### What is expected
Set down each line of the data below exactly as it stands, dropping the pictures.
START Data
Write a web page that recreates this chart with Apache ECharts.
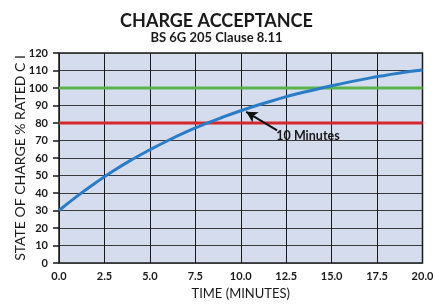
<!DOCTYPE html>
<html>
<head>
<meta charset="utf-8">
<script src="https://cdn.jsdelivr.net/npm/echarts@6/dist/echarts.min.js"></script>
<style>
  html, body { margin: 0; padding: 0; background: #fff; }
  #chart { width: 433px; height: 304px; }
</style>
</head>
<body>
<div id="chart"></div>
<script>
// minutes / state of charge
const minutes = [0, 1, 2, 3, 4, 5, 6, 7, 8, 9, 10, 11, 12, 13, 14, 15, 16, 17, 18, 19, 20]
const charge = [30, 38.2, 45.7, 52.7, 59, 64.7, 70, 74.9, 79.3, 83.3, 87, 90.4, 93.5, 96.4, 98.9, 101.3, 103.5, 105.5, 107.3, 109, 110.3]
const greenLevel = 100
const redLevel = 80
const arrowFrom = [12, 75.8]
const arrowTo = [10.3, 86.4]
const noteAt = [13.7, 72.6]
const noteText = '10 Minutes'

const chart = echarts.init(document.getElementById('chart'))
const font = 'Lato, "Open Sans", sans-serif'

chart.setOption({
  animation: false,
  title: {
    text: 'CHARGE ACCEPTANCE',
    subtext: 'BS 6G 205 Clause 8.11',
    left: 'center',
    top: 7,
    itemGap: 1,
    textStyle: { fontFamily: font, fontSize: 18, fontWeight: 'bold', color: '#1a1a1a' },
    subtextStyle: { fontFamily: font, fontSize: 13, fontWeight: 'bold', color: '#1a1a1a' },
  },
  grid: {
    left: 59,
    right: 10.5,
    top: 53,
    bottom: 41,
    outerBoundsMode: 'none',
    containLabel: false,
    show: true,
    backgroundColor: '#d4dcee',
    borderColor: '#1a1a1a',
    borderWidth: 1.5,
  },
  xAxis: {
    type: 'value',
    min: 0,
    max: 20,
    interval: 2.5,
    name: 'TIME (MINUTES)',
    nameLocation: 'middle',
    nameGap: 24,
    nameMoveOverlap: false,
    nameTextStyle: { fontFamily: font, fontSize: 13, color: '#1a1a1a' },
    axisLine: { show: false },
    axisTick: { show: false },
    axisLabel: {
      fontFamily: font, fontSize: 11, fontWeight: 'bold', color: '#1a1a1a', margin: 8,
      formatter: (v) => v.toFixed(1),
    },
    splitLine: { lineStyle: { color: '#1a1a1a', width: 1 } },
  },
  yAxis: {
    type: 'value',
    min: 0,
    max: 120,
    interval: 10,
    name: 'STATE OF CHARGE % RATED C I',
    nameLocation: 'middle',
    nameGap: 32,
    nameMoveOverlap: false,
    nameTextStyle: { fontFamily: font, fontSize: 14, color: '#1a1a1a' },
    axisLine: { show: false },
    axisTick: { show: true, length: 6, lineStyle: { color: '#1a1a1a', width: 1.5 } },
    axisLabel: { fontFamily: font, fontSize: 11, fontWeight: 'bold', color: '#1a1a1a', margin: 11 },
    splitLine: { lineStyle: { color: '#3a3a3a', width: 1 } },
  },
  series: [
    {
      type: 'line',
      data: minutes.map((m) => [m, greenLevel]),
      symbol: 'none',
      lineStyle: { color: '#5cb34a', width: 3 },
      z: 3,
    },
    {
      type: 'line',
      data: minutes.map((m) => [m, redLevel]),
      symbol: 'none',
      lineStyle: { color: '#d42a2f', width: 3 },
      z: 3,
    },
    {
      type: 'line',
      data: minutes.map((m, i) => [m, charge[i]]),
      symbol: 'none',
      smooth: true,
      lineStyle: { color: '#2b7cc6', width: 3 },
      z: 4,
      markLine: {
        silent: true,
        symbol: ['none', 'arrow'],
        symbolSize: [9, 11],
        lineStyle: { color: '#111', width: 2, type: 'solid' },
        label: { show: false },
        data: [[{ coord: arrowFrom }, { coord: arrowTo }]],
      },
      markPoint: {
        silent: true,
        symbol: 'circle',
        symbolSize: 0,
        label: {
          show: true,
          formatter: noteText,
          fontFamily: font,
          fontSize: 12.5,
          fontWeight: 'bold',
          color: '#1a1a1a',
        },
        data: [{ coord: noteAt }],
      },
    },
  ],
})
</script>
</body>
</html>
END Data
### Solution to this task
Write a web page that recreates this chart with Apache ECharts.
<!DOCTYPE html>
<html>
<head>
<meta charset="utf-8">
<script src="https://cdn.jsdelivr.net/npm/echarts@6/dist/echarts.min.js"></script>
<style>
  html, body { margin: 0; padding: 0; background: #fff; }
  #chart { width: 433px; height: 304px; }
</style>
</head>
<body>
<div id="chart"></div>
<script>
// minutes / state of charge
const minutes = [0, 1, 2, 3, 4, 5, 6, 7, 8, 9, 10, 11, 12, 13, 14, 15, 16, 17, 18, 19, 20]
const charge = [30, 38.2, 45.7, 52.7, 59, 64.7, 70, 74.9, 79.3, 83.3, 87, 90.4, 93.5, 96.4, 98.9, 101.3, 103.5, 105.5, 107.3, 109, 110.3]
const greenLevel = 100
const redLevel = 80
const arrowFrom = [12, 75.8]
const arrowTo = [10.3, 86.4]
const noteAt = [13.7, 72.6]
const noteText = '10 Minutes'

const chart = echarts.init(document.getElementById('chart'))
const font = 'Lato, "Open Sans", sans-serif'

chart.setOption({
  animation: false,
  title: {
    text: 'CHARGE ACCEPTANCE',
    subtext: 'BS 6G 205 Clause 8.11',
    left: 'center',
    top: 7,
    itemGap: 1,
    textStyle: { fontFamily: font, fontSize: 18, fontWeight: 'bold', color: '#1a1a1a' },
    subtextStyle: { fontFamily: font, fontSize: 13, fontWeight: 'bold', color: '#1a1a1a' },
  },
  grid: {
    left: 59,
    right: 10.5,
    top: 53,
    bottom: 41,
    outerBoundsMode: 'none',
    containLabel: false,
    show: true,
    backgroundColor: '#d4dcee',
    borderColor: '#1a1a1a',
    borderWidth: 1.5,
  },
  xAxis: {
    type: 'value',
    min: 0,
    max: 20,
    interval: 2.5,
    name: 'TIME (MINUTES)',
    nameLocation: 'middle',
    nameGap: 24,
    nameMoveOverlap: false,
    nameTextStyle: { fontFamily: font, fontSize: 13, color: '#1a1a1a' },
    axisLine: { show: false },
    axisTick: { show: false },
    axisLabel: {
      fontFamily: font, fontSize: 11, fontWeight: 'bold', color: '#1a1a1a', margin: 8,
      formatter: (v) => v.toFixed(1),
    },
    splitLine: { lineStyle: { color: '#1a1a1a', width: 1 } },
  },
  yAxis: {
    type: 'value',
    min: 0,
    max: 120,
    interval: 10,
    name: 'STATE OF CHARGE % RATED C I',
    nameLocation: 'middle',
    nameGap: 32,
    nameMoveOverlap: false,
    nameTextStyle: { fontFamily: font, fontSize: 14, color: '#1a1a1a' },
    axisLine: { show: false },
    axisTick: { show: true, length: 6, lineStyle: { color: '#1a1a1a', width: 1.5 } },
    axisLabel: { fontFamily: font, fontSize: 11, fontWeight: 'bold', color: '#1a1a1a', margin: 11 },
    splitLine: { lineStyle: { color: '#3a3a3a', width: 1 } },
  },
  series: [
    {
      type: 'line',
      data: minutes.map((m) => [m, greenLevel]),
      symbol: 'none',
      lineStyle: { color: '#5cb34a', width: 3 },
      z: 3,
    },
    {
      type: 'line',
      data: minutes.map((m) => [m, redLevel]),
      symbol: 'none',
      lineStyle: { color: '#d42a2f', width: 3 },
      z: 3,
    },
    {
      type: 'line',
      data: minutes.map((m, i) => [m, charge[i]]),
      symbol: 'none',
      smooth: true,
      lineStyle: { color: '#2b7cc6', width: 3 },
      z: 4,
      markLine: {
        silent: true,
        symbol: ['none', 'arrow'],
        symbolSize: [9, 11],
        lineStyle: { color: '#111', width: 2, type: 'solid' },
        label: { show: false },
        data: [[{ coord: arrowFrom }, { coord: arrowTo }]],
      },
      markPoint: {
        silent: true,
        symbol: 'circle',
        symbolSize: 0,
        label: {
          show: true,
          formatter: noteText,
          fontFamily: font,
          fontSize: 12.5,
          fontWeight: 'bold',
          color: '#1a1a1a',
        },
        data: [{ coord: noteAt }],
      },
    },
  ],
})
</script>
</body>
</html>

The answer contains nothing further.